Municipal contracts for professional services aren’t subject to a Council vote or public input, according to the Council attorney. The Council allots itself money each year for professional services, and its only duty is to stay within that budget.

“It’s similar to buying snacks for the parade: that doesn't have to go through the whole Council,” Palmer said of professional service agreements. “That’s something that’s within the discretion of the president.”

Dysfunction leads to canceled meeting

Two weeks ago, a proposal was to be left off the Council’s agenda for an obscure reason. McBride said the resolution was filed without an introductory cover letter and without identifying which councilor submitted it, both of which are required by city ordinance.

Yet Jones added the resolution, which was authored by Davis and called for a non-binding commitment to “reparatory justice” for South Bend’s Black residents, to the Council agenda anyway.

McBride, Palmer and other councilors criticized the clerk for overstepping her legal duties. On the day of the Jan. 9 meeting, the resolution was struck from the agenda.

The resolution showed up on the Council's agenda again this week, ahead of its regularly scheduled meeting Monday. But by Monday at 10 a.m., about five hours before committee meetings were to begin, McBride said in a statement the meeting was canceled.

The highly unusual cancellation was due to a mistake made by the clerk’s office, according to McBride and the Council attorney. Under Indiana Open Door Laws that govern access to public meetings, physical notice must be posted at their location at least 48 hours before a meeting begins.

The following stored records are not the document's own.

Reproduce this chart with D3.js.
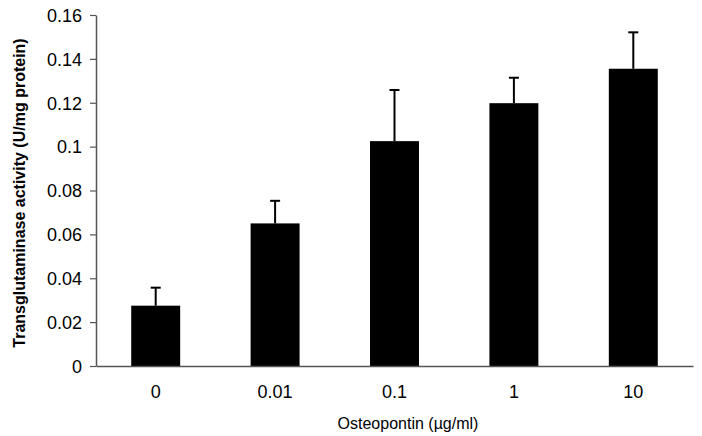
<!DOCTYPE html>
<html>
<head>
<meta charset="utf-8">
<script src="https://cdn.jsdelivr.net/npm/d3@7"></script>
<style>
  html, body { margin: 0; padding: 0; background: #fff; }
  svg { display: block; }
  text { font-family: "Liberation Sans", Arial, sans-serif; fill: #000; }
</style>
</head>
<body>
<svg id="chart" width="702" height="436"></svg>
<script>
const categories = ["0", "0.01", "0.1", "1", "10"];
const values = [0.0275, 0.065, 0.1025, 0.1198, 0.1355];
const errors = [0.0082, 0.0103, 0.0233, 0.0116, 0.0166];
const yTicks = [0, 0.02, 0.04, 0.06, 0.08, 0.1, 0.12, 0.14, 0.16];
const yLabels = ["0", "0.02", "0.04", "0.06", "0.08", "0.1", "0.12", "0.14", "0.16"];

const svg = d3.select("#chart");
const margin = { left: 96, right: 9, top: 15, bottom: 70 };
const W = 702, H = 436;
const FF = "'Liberation Sans', Arial, sans-serif";

const x = d3.scaleBand().domain(categories)
  .range([margin.left, W - margin.right]).paddingInner(0.59).paddingOuter(0.295);
const y = d3.scaleLinear().domain([0, 0.16]).range([H - margin.bottom, margin.top]);

// bars
svg.append("g").selectAll("rect").data(values).join("rect")
  .attr("x", (d, i) => x(categories[i]))
  .attr("y", d => y(d))
  .attr("width", x.bandwidth())
  .attr("height", d => y(0) - y(d))
  .attr("fill", "#000");

// error bars
const eg = svg.append("g").attr("stroke", "#000").attr("stroke-width", 2);
values.forEach((v, i) => {
  const cx = x(categories[i]) + x.bandwidth() / 2;
  eg.append("line").attr("x1", cx).attr("x2", cx).attr("y1", y(v)).attr("y2", y(v + errors[i]));
  eg.append("line").attr("x1", cx - 5).attr("x2", cx + 5).attr("y1", y(v + errors[i])).attr("y2", y(v + errors[i]));
});

// y axis
const yAxis = d3.axisLeft(y).tickValues(yTicks).tickFormat((d, i) => yLabels[i]).tickSize(6).tickSizeOuter(0);
const ya = svg.append("g").attr("transform", `translate(${margin.left},0)`).call(yAxis);
ya.attr("font-size", null).attr("font-family", null);
ya.select(".domain").attr("stroke", "#555").attr("stroke-width", 1.5);
ya.selectAll(".tick line").attr("stroke", "#555").attr("stroke-width", 1.2);
ya.selectAll(".tick text").attr("x", -14).attr("dy", "0.35em")
  .style("font-size", "18px").style("font-family", FF);

// x axis
const xAxis = d3.axisBottom(x).tickSize(0).tickSizeOuter(0);
const xa = svg.append("g").attr("transform", `translate(0,${y(0)})`).call(xAxis);
xa.attr("font-size", null).attr("font-family", null);
xa.select(".domain").attr("stroke", "#555").attr("stroke-width", 1.5);
xa.selectAll(".tick text").attr("y", 19).attr("dy", "0.71em")
  .style("font-size", "18px").style("font-family", FF);

// axis titles
svg.append("text")
  .attr("x", 408)
  .attr("y", 429)
  .attr("text-anchor", "middle")
  .style("font-size", "16px").style("font-family", FF)
  .text("Osteopontin (\u00b5g/ml)");

svg.append("text")
  .attr("transform", `translate(25,${193}) rotate(-90)`)
  .attr("text-anchor", "middle")
  .style("font-size", "16px").style("font-family", FF)
  .attr("font-weight", "bold")
  .text("Transglutaminase activity (U/mg protein)");
</script>
</body>
</html>
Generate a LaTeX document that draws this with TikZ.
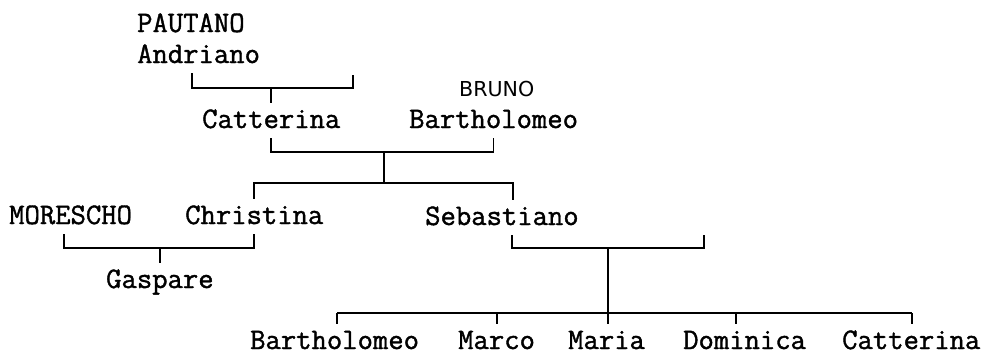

McBride and Palmer say a physical notice wasn't posted outside the Council chambers in time. The state public access counselor advised Palmer that the meeting be canceled.

“That is not true,” Jones told The Tribune when asked Monday about the apparent blunder. She said she followed her standard procedures for posting agendas.

“It’s really kind of suspicious that this is an election year,” Jones said, “and it’s right before the election, and then all of the sudden, we have all these problems.”

McBride said the clerk’s work has been inadequate since she took office, but the pandemic complicated attempts to establish new procedures. She sees the recent problems as further justification for Tirado’s consulting work.

Four Council members — Canneth Lee, Troy Warner, Rachel Tomas Morgan and Niezgodski — joined McBride in condemning Jones' alleged neglect of her duty.

"We also denounce Clerk Dawn Jones' attempts to ignore and deflect her inability to do her job and follow the law by instead holding a politically divisive and inflammatory press conference," reads a statement endorsed by the four councilors.

Councilor Karen White stated separately that she was "deeply concerned and saddened" that months of disarray led to the cancellation of Monday's meeting.

While the clerk's office typically sends statements on behalf of Council members, both of these were sent by Tirado.

The mayor also chimed in on the meeting cancellation, saying in a statement: “I’m disappointed that an embarrassing procedural error prevents the Common Council from moving forward today."

He told The Tribune Wednesday that he's working with the Council to reschedule the meeting, but "the process is more convoluted than anyone would hope."